Can you provide some intuition as to why Newton's method is faster than gradient descent?
Often we are in a scenario where we want to minimize a function f(x) where x is a vector of parameters. To do that the main algorithms are gradient descent and Newton's method. For gradient descent we need just the gradient, and for Newton's method we also need the hessian. Each iteration of Newton's method needs to do a linear solve on the hessian:
$$x \leftarrow x – \textrm{hess}(f,x) \backslash \textrm{grad}(f,x)$$
Where \ indicates doing a linear solve (like in matlab). In many cases the hessian is sparse, and in that case we would use an iterative method like conjugate gradient descent to do the linear solve. So what we're actually doing is this:
- Compute a quadratic approximation of f around x.
- Minimize that quadratic approximation with conjugate gradient descent.
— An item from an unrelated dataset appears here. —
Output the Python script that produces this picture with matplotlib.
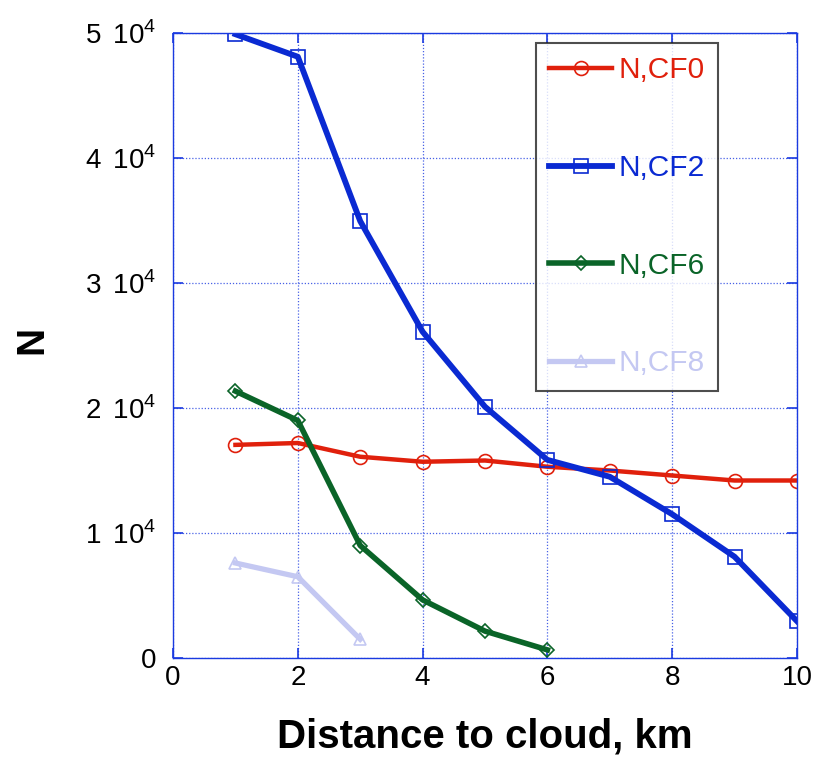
import matplotlib
matplotlib.use("Agg")
import matplotlib.pyplot as plt

plt.rcParams['font.family'] = ['Liberation Sans', 'DejaVu Sans']
plt.rcParams['mathtext.fontset'] = 'custom'
plt.rcParams['mathtext.rm'] = 'Liberation Sans'

dist = [1, 2, 3, 4, 5, 6, 7, 8, 9, 10]
n_cf0 = [17050, 17200, 16100, 15700, 15800, 15300, 15000, 14600, 14200, 14200]
n_cf2 = [49900, 48100, 34950, 26100, 20100, 15850, 14500, 11500, 8100, 2950]
dist_cf6 = [1, 2, 3, 4, 5, 6]
n_cf6 = [21350, 19000, 9000, 4650, 2150, 650]
dist_cf8 = [1, 2, 3]
n_cf8 = [7600, 6500, 1500]

xticks = [0, 2, 4, 6, 8, 10]
yticks = [0, 10000, 20000, 30000, 40000, 50000]
ytick_labels = ['0', r'1 $\,10^4$', r'2 $\,10^4$', r'3 $\,10^4$', r'4 $\,10^4$', r'5 $\,10^4$']

c_red = '#e0200c'
c_blue = '#0a2ad2'
c_green = '#0a6428'
c_lav = '#c4c8f2'
c_axis = '#1a3ae0'

fig = plt.figure(figsize=(8.17, 7.67), dpi=100)
ax = fig.add_axes([0.2118, 0.1421, 0.7637, 0.8149])

ax.plot(dist, n_cf0, color=c_red, lw=3.2, marker='o', ms=10, mfc='none', mec=c_red, mew=1.2, label='N,CF0')
ax.plot(dist, n_cf2, color=c_blue, lw=4.2, marker='s', ms=10, mfc='none', mec=c_blue, mew=1.2, label='N,CF2')
ax.plot(dist_cf6, n_cf6, color=c_green, lw=4.0, marker='D', ms=7, mfc='none', mec=c_green, mew=1.2, label='N,CF6')
ax.plot(dist_cf8, n_cf8, color=c_lav, lw=3.8, marker='^', ms=9, mfc='none', mec=c_lav, mew=1.2, label='N,CF8')

ax.set_xlim(0, 10)
ax.set_ylim(0, 50000)
ax.set_xticks(xticks)
ax.set_yticks(yticks)
ax.set_yticklabels(ytick_labels)
ax.tick_params(axis='both', which='both', direction='in', length=7, width=1.2,
               color=c_axis, labelsize=20, top=True, right=True)
ax.tick_params(axis='y', pad=12)
ax.tick_params(axis='x', pad=5)
ax.grid(True, color=c_axis, linestyle=(0, (1, 1.5)), linewidth=0.9, alpha=0.8)
for s in ax.spines.values():
    s.set_color(c_axis)
    s.set_linewidth(1.0)

ax.set_xlabel('Distance to cloud, km', fontsize=29, fontweight='bold', labelpad=19)
ax.set_ylabel('N', fontsize=28, fontweight='bold')
ax.yaxis.set_label_coords(-0.197, 0.509)

leg = ax.legend(loc='upper right', bbox_to_anchor=(0.873, 0.984), fontsize=21.5,
                labelspacing=2.33, handlelength=2.1, handletextpad=0.2,
                borderpad=0.45, frameon=True, fancybox=False, borderaxespad=0)
leg.get_frame().set_edgecolor('#222222')
leg.get_frame().set_linewidth(1.5)
for txt, line in zip(leg.get_texts(), leg.get_lines()):
    txt.set_color(line.get_color())

fig.savefig('out.png', dpi=100)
- Make a step in the direction of that minimum.
Compare this to normal gradient descent, where we just run (conjugate) gradient descent directly on the unapproximated original function f.
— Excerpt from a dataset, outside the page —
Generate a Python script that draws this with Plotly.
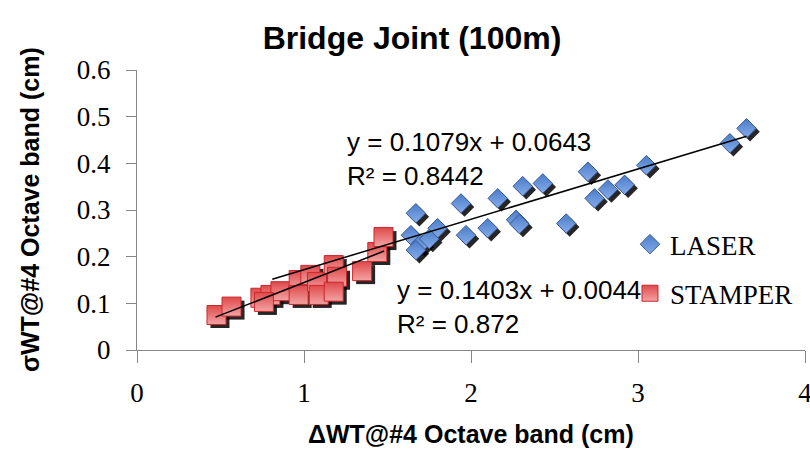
import plotly.graph_objects as go

# ---- data ----
laser_x = [3.65, 3.55, 3.05, 2.70, 2.92, 2.82, 2.74, 2.57, 2.43, 2.31, 2.27, 2.29,
           2.16, 2.10, 1.94, 1.97, 1.80, 1.67, 1.64, 1.70, 1.75, 1.67]
laser_y = [0.475, 0.443, 0.396, 0.382, 0.354, 0.344, 0.325, 0.271, 0.357, 0.351, 0.279, 0.270,
           0.325, 0.261, 0.314, 0.246, 0.261, 0.293, 0.246, 0.228, 0.238, 0.214]

stamper_x = [0.476, 0.566, 0.739, 0.799, 0.859, 0.968, 0.968, 0.76, 1.038, 1.078, 1.088,
             1.178, 1.198, 1.178, 1.348, 1.439, 1.476]
stamper_y = [0.075, 0.093, 0.112, 0.118, 0.126, 0.150, 0.118, 0.103, 0.161, 0.146, 0.118,
             0.182, 0.157, 0.125, 0.169, 0.210, 0.242]

laser_fit = {"slope": 0.1079, "intercept": 0.0643, "x_range": [0.81, 3.65]}
stamper_fit = {"slope": 0.1403, "intercept": 0.0044, "x_range": [0.47, 1.48]}

laser_eq = ["y = 0.1079x + 0.0643", "R² = 0.8442"]
stamper_eq = ["y = 0.1403x + 0.0044", "R² = 0.872"]

x_ticks = [0, 1, 2, 3, 4]
y_ticks = [0, 0.1, 0.2, 0.3, 0.4, 0.5, 0.6]
y_tick_text = ["0", "0.1", "0.2", "0.3", "0.4", "0.5", "0.6"]

title = "Bridge Joint (100m)"
x_title = "ΔWT@#4 Octave band (cm)"
y_title = "σWT@#4 Octave band (cm)"

# ---- styling ----
BOLD_SANS = "Liberation Sans, Arial, sans-serif"
SERIF = "Liberation Serif, Times New Roman, serif"
SANS = "Liberation Sans, Arial, sans-serif"
AXIS_GREY = "#868686"

# plot area: 668 px for 4 units in x, 280 px for 0.6 units in y
PX_X = 4.0 / 668
PX_Y = 0.6 / 280
SH_DX, SH_DY = 3.5 * PX_X, -3.5 * PX_Y

fig = go.Figure()

# LASER shadow + markers
fig.add_trace(go.Scatter(
    x=[v + SH_DX for v in laser_x], y=[v + SH_DY for v in laser_y],
    mode="markers", showlegend=False, hoverinfo="skip",
    marker=dict(symbol="diamond", size=15, color="rgba(0,0,0,0.85)", line=dict(width=0))))
fig.add_trace(go.Scatter(
    x=laser_x, y=laser_y, mode="markers", name="LASER", legendgroup="a",
    marker=dict(symbol="diamond", size=15, color="#4A7CC8",
                gradient=dict(type="vertical", color="#86ACEB"),
                line=dict(color="#3B5A92", width=1))))

# STAMPER shadow + markers
fig.add_trace(go.Scatter(
    x=[v + SH_DX for v in stamper_x], y=[v + SH_DY for v in stamper_y],
    mode="markers", showlegend=False, hoverinfo="skip",
    marker=dict(symbol="square", size=19, color="rgba(0,0,0,0.85)", line=dict(width=0))))
fig.add_trace(go.Scatter(
    x=stamper_x, y=stamper_y, mode="markers", name="STAMPER", legendgroup="b",
    marker=dict(symbol="square", size=19, color="#E0494B",
                gradient=dict(type="vertical", color="#F3A3A3"),
                line=dict(color="#C9282C", width=1))))

# trendlines
for fit in (laser_fit, stamper_fit):
    xs = fit["x_range"]
    ys = [fit["slope"] * v + fit["intercept"] for v in xs]
    fig.add_trace(go.Scatter(x=xs, y=ys, mode="lines", showlegend=False, hoverinfo="skip",
                             line=dict(color="black", width=1.5)))

# equation labels
fig.add_annotation(x=1.248, y=0.409, xref="x", yref="y", xanchor="left", yanchor="middle",
                   text="<br>".join(laser_eq), showarrow=False, align="left",
                   font=dict(family=SANS, size=26, color="black"))
fig.add_annotation(x=1.547, y=0.092, xref="x", yref="y", xanchor="left", yanchor="middle",
                   text="<br>".join(stamper_eq), showarrow=False, align="left",
                   font=dict(family=SANS, size=26, color="black"))

# axis titles
fig.add_annotation(x=0.5, y=-0.30, xref="paper", yref="paper", xanchor="center", yanchor="middle",
                   text="<b>" + x_title + "</b>", showarrow=False,
                   font=dict(family=BOLD_SANS, size=25, color="black"))
fig.add_annotation(x=-0.160, y=0.5, xref="paper", yref="paper", xanchor="center", yanchor="middle",
                   text="<b>" + y_title + "</b>", showarrow=False, textangle=-90,
                   font=dict(family=BOLD_SANS, size=25, color="black"))

fig.update_layout(
    width=810, height=452,
    margin=dict(l=137, r=5, t=70, b=102, autoexpand=False),
    paper_bgcolor="white", plot_bgcolor="white",
    title=dict(text="<b>" + title + "</b>", x=412 / 810, xref="container", xanchor="center",
               y=1 - 38 / 452, yref="container", yanchor="middle",
               font=dict(family=BOLD_SANS, size=32, color="black")),
    xaxis=dict(range=[0, 4], tickvals=x_ticks, ticks="outside", ticklen=12, tickcolor=AXIS_GREY,
               showline=True, linecolor=AXIS_GREY, linewidth=1, showgrid=False, zeroline=False,
               ticklabelstandoff=7, ticklabeloverflow="allow", automargin=False,
               tickfont=dict(family=SERIF, size=27, color="black"), fixedrange=True),
    yaxis=dict(range=[0, 0.6], tickvals=y_ticks, ticktext=y_tick_text, ticks="outside", ticklen=10,
               tickcolor=AXIS_GREY, showline=True, linecolor=AXIS_GREY, linewidth=1,
               showgrid=False, zeroline=False, ticklabelstandoff=10, automargin=False,
               tickfont=dict(family=SERIF, size=27, color="black"), fixedrange=True),
    legend=dict(x=0.738, y=0.464, xanchor="left", yanchor="top", bgcolor="rgba(0,0,0,0)",
                tracegroupgap=11, font=dict(family=SERIF, size=27, color="black")),
    showlegend=True,
)

fig.write_html("out.html")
My question is: why is it faster to repeatedly do a quadratic approximation, then minimize that approximation with gradient descent, and then do a step in that direction, than to simply run gradient descent on the original function?
Best Answer
The quick answer would be, because the Newton method is an higher order method, and thus builds better approximation of your function. But that is not all.
Newton method typically exactly minimizes the second order approximation of a function $f$. That is, iteratively sets $$ x \gets x - \left[ \nabla^2 f(x) \right]^{-1} \nabla f(x). $$
Gradient has access only to first order approximation, and makes update $$ x \gets x - h \nabla f(x), $$ for some step-size $h$.
Practical difference is that Newton method assumes you have much more information available, makes much better updates, and thus converges in less iterations.
If you don't have any further information about your function, and you are able to use Newton method, just use it.
But number of iterations needed is not all you want to know. The update of Newton method scales poorly with problem size. If $x \in \mathbb{R}^d$, then to compute $ \left[ \nabla^2 f(x) \right]^{-1} $ you need $\mathcal{O}(d^3)$ operations. On the other hand, cost of update for gradient descent is linear in $d$.
In many large-scale applications, very often arising in machine learning for example, $d$ is so large (can be a billion) that you are way beyond being able to make even a single Newton update.